- Netherlands single cover

Single by Van Morrison

from the album Tupelo Honey
- B-side: "Old Old Woodstock"
- Released: 1972
- Genre: Country rock
- Length: 3:43
- Label: Warner Bros.
- Songwriter: Van Morrison
- Producers: Van Morrison, Ted Templeman

Van Morrison singles chronology
| "Tupelo Honey" (1971) | "(Straight to Your Heart) Like a Cannonball" (1972) | "Jackie Wilson Said (I'm in Heaven When You Smile)" (1972) |

= (Straight to Your Heart) Like a Cannonball =

"(Straight to Your Heart) Like a Cannonball" is a song written by Van Morrison that was first released on his 1971 album Tupelo Honey. It was also released as the third single from the album, but did not chart.

==Lyrics and music==
The lyrics of "(Straight to Your Heart) Like a Cannonball" propose taking advantage of nature to solve one's problems. An example is the opening verse "Well you know sometimes it gets so hard/And everything does not seem to rhyme/I take a walk out in my backyard and go/Do do loo do do, do do loo, do do." The lyrics show country music influences with references to love, weather, and being outdoors. In reviewing Tupelo Honey, Rolling Stone critic Jon Landau suggested that "(Straight to Your Heart) Like a Cannonball" transmutes the expression of generalized need for excitement and fulfillment on the previous song and hit single "Wild, Wild Night" into an expression of desire for a single person."

The music is lively with a triple metre time signature. The feel of the music shows jazz and R&B influences. Los Angeles Times critic Robert Hilburn suggested that it was an "uptempo spirit." Producer Ted Templeman felt that Ronnie Montrose's electric guitar playing was particularly effective on this song, stating that his "infectious strumming and catchy fills made 'Cannonball' worthy of release as a single." Templeman also praised the 2-note hook Montrose played after the "Do do loo do do, do do loo, do do" line that ends most of the verses.
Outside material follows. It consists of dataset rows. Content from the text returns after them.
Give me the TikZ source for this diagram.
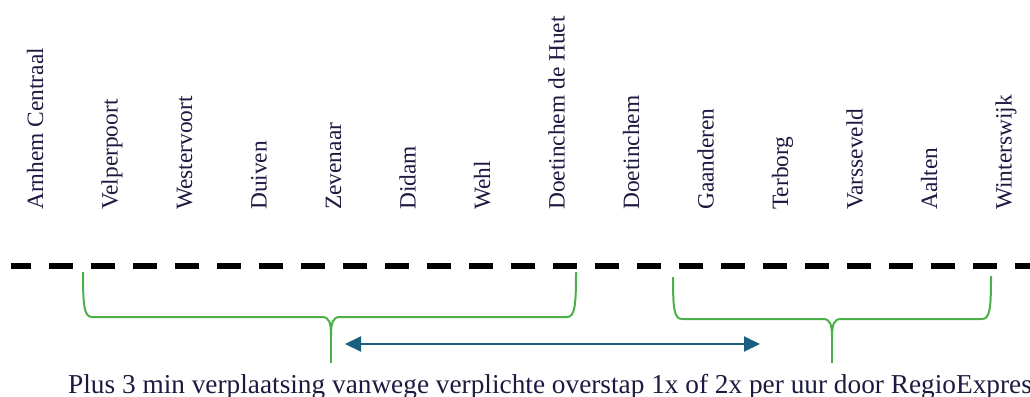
\documentclass[tikz,border=0pt]{standalone}
\usepackage{fontspec}
\setmainfont{Liberation Serif}
\usetikzlibrary{arrows.meta}
\definecolor{navytext}{HTML}{1C1A40}
\definecolor{bracegreen}{HTML}{4DAF4A}
\definecolor{arrowblue}{HTML}{1A5E80}
\tikzset{
  station/.style={rotate=90, anchor=base west, inner sep=0pt, text=navytext,
    font=\fontsize{23.4}{26}\selectfont},
  caption/.style={anchor=base west, inner sep=0pt, text=navytext,
    font=\fontsize{27.3}{30}\selectfont},
  trackline/.style={line width=5.5pt, dash pattern=on 24pt off 18pt, dash phase=4pt, black},
  bracepath/.style={line width=2pt, bracegreen},
  transfer/.style={line width=2pt, arrowblue, {Triangle[length=16pt,width=15pt]}-{Triangle[length=16pt,width=15pt]}}
}
\begin{document}
\begin{tikzpicture}[x=1pt,y=-1pt]
\useasboundingbox (0,0) rectangle (1030,396);
% stations
\foreach \name [count=\i from 0] in {Arnhem Centraal,Velperpoort,Westervoort,Duiven,Zevenaar,Didam,Wehl,Doetinchem de Huet,Doetinchem,Gaanderen,Terborg,Varsseveld,Aalten,Winterswijk}{
  \node[station] (st\i) at ({43+74.5*\i},210) {\name};
}
% track
\coordinate (trackA) at (11,266);
\coordinate (trackB) at (1040,266);
\draw[trackline] (trackA) -- (trackB);
% brace 1
\coordinate (b1l) at (83,272);
\coordinate (b1r) at (576,272);
\coordinate (b1tip) at (331,363);
\draw[bracepath] (b1l) .. controls (83,305) and (84,317) .. (92,317) -- (322,317)
  .. controls (329,317) and (331,322) .. (331,336)
  .. controls (331,322) and (333,317) .. (340,317) -- (567,317)
  .. controls (575,317) and (576,305) .. (b1r);
\draw[bracepath] (331,334) -- (b1tip);
% brace 2
\coordinate (b2l) at (673,277);
\coordinate (b2r) at (991,276);
\coordinate (b2tip) at (832,363);
\draw[bracepath] (b2l) .. controls (673,308) and (674,319) .. (682,319) -- (823,319)
  .. controls (830,319) and (832,324) .. (832,338)
  .. controls (832,324) and (834,319) .. (841,319) -- (982,319)
  .. controls (990,319) and (991,308) .. (b2r);
\draw[bracepath] (832,336) -- (b2tip);
% arrow
\coordinate (arrL) at (345,344);
\coordinate (arrR) at (760,344);
\draw[transfer] (arrL) -- (arrR);
% caption
\node[caption] (cap) at (68,393) {Plus 3 min verplaatsing vanwege verplichte overstap 1x of 2x per uur door RegioExpres};
\end{tikzpicture}
\end{document}
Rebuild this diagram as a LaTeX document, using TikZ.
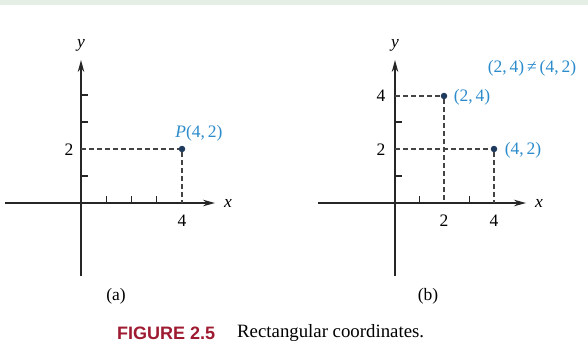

Templeman felt that "it was a simple lick that any guitarist could have played but, the way he played it was special. It brightened the tune right up and gave it this pop sheen." Morrison played acoustic guitar on the song. Copley News Service critic Judy Hugg praised "Boots" Houston's flute playing on the song.

==Recording==
"(Straight to Your Heart) Like a Cannonball" was recorded at Wally Heider Studios in San Francisco, California, during the first set of recording sessions for Tupelo Honey.

==Reception==
Billboard chose "(Straight to Your Heart) Like a Cannonball" as a recommended pop single when the single was released. Nonetheless, "(Straight to Your Heart) Like a Cannonball" failed to make the Billboard Hot 100, topping out on the Bubbling Under Hot 100 chart at #119.
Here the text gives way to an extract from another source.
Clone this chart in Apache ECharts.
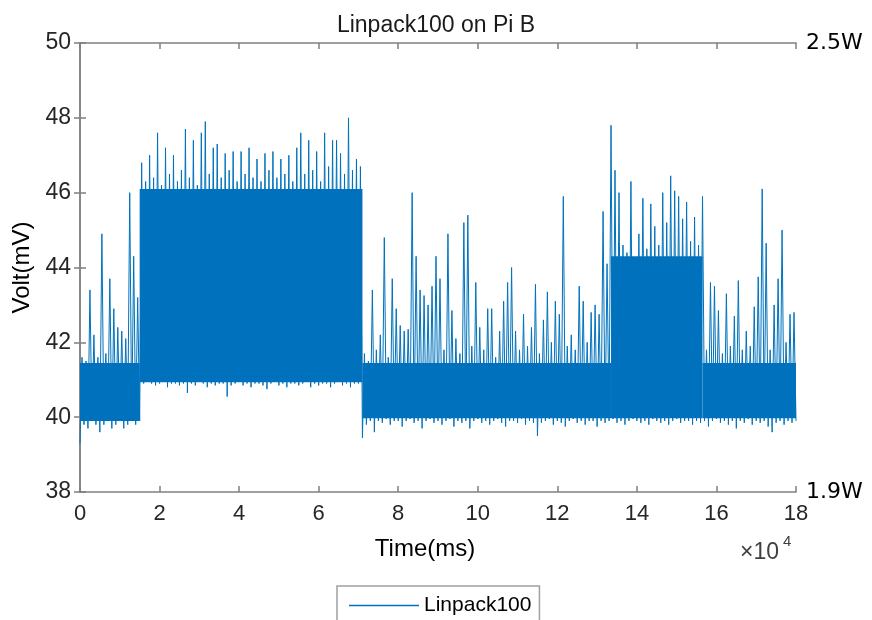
<!DOCTYPE html>
<html>
<head>
<meta charset="utf-8">
<title>Linpack100 on Pi B</title>
<script src="https://cdn.jsdelivr.net/npm/echarts@6.0.0/dist/echarts.min.js"></script>
<style>
  html, body { margin: 0; padding: 0; background: #fff; }
  #chart { width: 872px; height: 620px; }
</style>
</head>
<body>
<div id="chart"></div>
<script>
// samples: a low value every 1000 ms, a high value half a step later
const sampleStepMs = 1000;

const lowMv = [
  39.3, 39.8, 39.7, 39.9, 39.8, 39.6, 39.8, 39.9, 39.7, 39.8,
  39.9, 39.7, 39.8, 39.9, 39.8, 39.9,
  40.9, 40.95, 40.9, 40.85, 40.9, 40.95, 40.8, 40.9, 40.9, 40.85,
  40.9, 40.65, 40.9, 40.85, 40.95, 40.9, 40.8, 40.9, 40.85, 40.9,
  40.9, 40.55, 40.85, 40.9, 40.95, 40.85, 40.9, 40.8, 40.9, 40.9,
  40.85, 40.75, 40.9, 40.95, 40.85, 40.9, 40.8, 40.9, 40.9, 40.85,
  40.9, 40.95, 40.8, 40.9, 40.85, 40.9, 40.9, 40.8, 40.9, 40.95,
  40.85, 40.9, 40.8, 40.9, 40.9,
  39.45, 39.8, 39.9, 39.6, 39.9, 39.85, 39.95, 39.8, 39.9, 39.9,
  39.75, 39.9, 39.95, 39.85, 39.9, 39.7, 39.9, 39.95, 39.85, 39.9,
  39.8, 39.9, 39.95, 39.75, 39.9, 39.85, 39.9, 39.7, 39.9, 39.95,
  39.85, 39.9, 39.8, 39.9, 39.95, 39.85, 39.75, 39.9, 39.9, 39.85,
  39.95, 39.8, 39.9, 39.85, 39.5, 39.85, 39.9, 39.95, 39.8, 39.9,
  39.85, 39.75, 39.9, 39.95, 39.85, 39.9, 39.8, 39.9, 39.9, 39.75,
  39.9, 39.85, 39.9, 39.95, 39.85, 39.9, 39.8, 39.9, 39.95, 39.9,
  39.85, 39.9, 39.8, 39.95, 39.9, 39.85, 39.9, 39.8, 39.9, 39.95,
  39.85, 39.9, 39.9, 39.8, 39.9, 39.85, 39.9, 39.75, 39.9, 39.95,
  39.85, 39.9, 39.8, 39.9, 39.7, 39.9, 39.85, 39.95, 39.8, 39.9,
  39.85, 39.9, 39.75, 39.6, 39.85, 39.9, 39.8, 39.9, 39.85, 39.9
];

const highMv = [
  41.6, 41.5, 43.4, 42.2, 41.6, 44.9, 41.7, 43.7, 42.9, 42.4,
  42.3, 42.1, 46.0, 44.3, 43.2,
  46.8, 46.3, 47.0, 46.4, 47.6, 46.2, 47.2, 46.5, 47.0, 46.3,
  46.6, 47.7, 46.4, 47.4, 46.2, 47.6, 47.9, 46.5, 47.2, 47.3,
  46.4, 47.05, 46.6, 47.1, 46.3, 47.1, 46.5, 47.2, 46.4, 46.9,
  46.3, 47.05, 46.6, 47.1, 46.4, 46.9, 46.5, 47.0, 46.3, 47.2,
  47.6, 46.5, 47.4, 46.6, 47.1, 46.3, 47.6, 46.7, 47.4, 47.4,
  47.05, 46.5, 48.0, 46.6, 46.9, 46.7,
  41.7, 41.5, 43.4, 41.8, 42.2, 44.8, 41.6, 43.7, 42.9, 42.45,
  42.3, 42.35, 46.0, 44.3, 43.4, 43.25, 43.0, 43.5, 44.3, 43.7,
  41.8, 44.9, 42.85, 42.1, 41.7, 45.2, 45.4, 41.9, 43.6, 42.4,
  41.8, 42.9, 42.9, 41.6, 42.3, 43.1, 43.6, 44.0, 42.3, 41.8,
  42.75, 41.9, 42.4, 43.55, 41.7, 42.6, 43.35, 42.0, 43.1, 42.75,
  45.9, 41.9, 42.2, 41.8, 43.5, 43.1, 42.0, 42.8, 43.0, 42.75,
  45.5, 44.1,
  47.8, 46.6, 46.0, 44.6, 44.4, 46.3, 43.6, 44.9, 45.85, 44.5,
  45.7, 45.1, 44.6, 46.0, 45.2, 46.45, 46.05, 45.9, 45.3, 45.75,
  44.7, 45.35, 44.6, 45.9,
  41.8, 43.6, 43.5, 42.85, 41.7, 43.3, 41.9, 42.7, 43.65, 41.8,
  42.3, 41.9, 42.95, 43.75, 46.1, 44.65, 41.8, 43.0, 43.7, 45.0,
  42.0, 42.75, 42.8
];

// dense body of the trace, one block per load phase
const bandStartMs = [0, 15000, 71000, 133500, 156500];
const bandEndMs = [15000, 71000, 133500, 156500, 180000];
const bandLowMv = [39.9, 40.93, 39.97, 39.97, 39.97];
const bandHighMv = [41.45, 46.1, 41.45, 44.3, 41.45];

const powerTicksMv = [38, 50];
const powerLabels = ['1.9W', '2.5W'];

const blue = '#0072BD';
const axisGray = '#808080';
const font = 'Liberation Sans';

let signal = [];
for (let i = 0; i < highMv.length; i++) {
  signal.push([i * sampleStepMs, lowMv[i]]);
  signal.push([i * sampleStepMs + sampleStepMs / 2, highMv[i]]);
}
signal.push([(lowMv.length - 1) * sampleStepMs, lowMv[lowMv.length - 1]]);

let bands = bandStartMs.map((s, i) => [
  { xAxis: s, yAxis: bandLowMv[i] },
  { xAxis: bandEndMs[i], yAxis: bandHighMv[i] }
]);

const axisLine = { show: true, lineStyle: { color: axisGray, width: 1.5 } };
const axisTick = { show: true, inside: true, length: 6, lineStyle: { color: axisGray, width: 1.5 } };

const option = {
  animation: false,
  backgroundColor: '#fff',
  textStyle: { fontFamily: font },
  title: {
    text: 'Linpack100 on Pi B',
    left: 'center',
    top: 9,
    textStyle: { fontSize: 23, fontWeight: 'normal', color: '#1a1a1a', fontFamily: font }
  },
  grid: { left: 80, right: 76, top: 43, bottom: 128 },
  legend: {
    left: 337,
    top: 586,
    padding: [9, 8, 8, 12],
    borderColor: '#a0a0a0',
    borderWidth: 1.5,
    backgroundColor: '#fff',
    itemWidth: 70,
    itemHeight: 1.5,
    itemTextGap: 7,
    textStyle: { fontSize: 21, color: '#000', fontFamily: font },
    data: [{ name: 'Linpack100', icon: 'rect' }]
  },
  xAxis: [
    {
      type: 'value', min: 0, max: 180000, interval: 20000, position: 'bottom',
      axisLine: axisLine, axisTick: axisTick, splitLine: { show: false },
      axisLabel: { formatter: v => v / 10000, fontSize: 22, color: '#262626', margin: 11, fontFamily: font },
      name: 'Time(ms)', nameLocation: 'middle', nameGap: 45,
      nameTextStyle: { fontSize: 24, color: '#000', padding: [0, 26, 0, 0], fontFamily: font }
    },
    {
      type: 'value', min: 0, max: 180000, interval: 20000, position: 'top',
      axisLine: axisLine, axisTick: axisTick, splitLine: { show: false },
      axisLabel: { show: false }
    }
  ],
  yAxis: [
    {
      type: 'value', min: 38, max: 50, interval: 2, position: 'left',
      axisLine: axisLine, axisTick: axisTick, splitLine: { show: false },
      axisLabel: { fontSize: 23, color: '#262626', margin: 9, fontFamily: font },
      name: 'Volt(mV)', nameLocation: 'middle', nameGap: 42,
      nameTextStyle: { fontSize: 24, color: '#000', fontFamily: font }
    },
    {
      type: 'value', min: 38, max: 50, interval: 2, position: 'right',
      axisLine: axisLine, axisTick: axisTick, splitLine: { show: false },
      axisLabel: {
        formatter: v => {
          let k = powerTicksMv.indexOf(v);
          return k < 0 ? '' : powerLabels[k];
        },
        fontSize: 22, color: '#000', margin: 10, fontFamily: 'DejaVu Sans'
      }
    }
  ],
  graphic: [
    { type: 'text', left: 740, top: 541, style: { text: '×10', fontSize: 23, fill: '#404040', fontFamily: font } },
    { type: 'text', left: 783, top: 534, style: { text: '4', fontSize: 15, fill: '#404040', fontFamily: font } }
  ],
  series: [
    {
      name: 'Linpack100',
      type: 'line',
      xAxisIndex: 0,
      yAxisIndex: 0,
      data: signal,
      symbol: 'none',
      silent: true,
      lineStyle: { color: blue, width: 1 },
      itemStyle: { color: blue },
      markArea: {
        silent: true,
        itemStyle: { color: blue, opacity: 1 },
        data: bands
      }
    }
  ]
};

const chart = echarts.init(document.getElementById('chart'));
chart.setOption(option);
</script>
</body>
</html>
Record World called it a "superb cut" and said that this "smooth, rolling song highlighted by some great 'la-las' is a natural for just about every kind of music lover." Windsor Star critic John Laycock praised the "cheerful banality" of the song. The Dispatch critic Dink Lorance described it as a "bouncy little number with nice guitar and vocals." Patrick Humphries praised the song's "verve and panache." Music journalist Erik Hage described the song as "focused medicine-show Americana."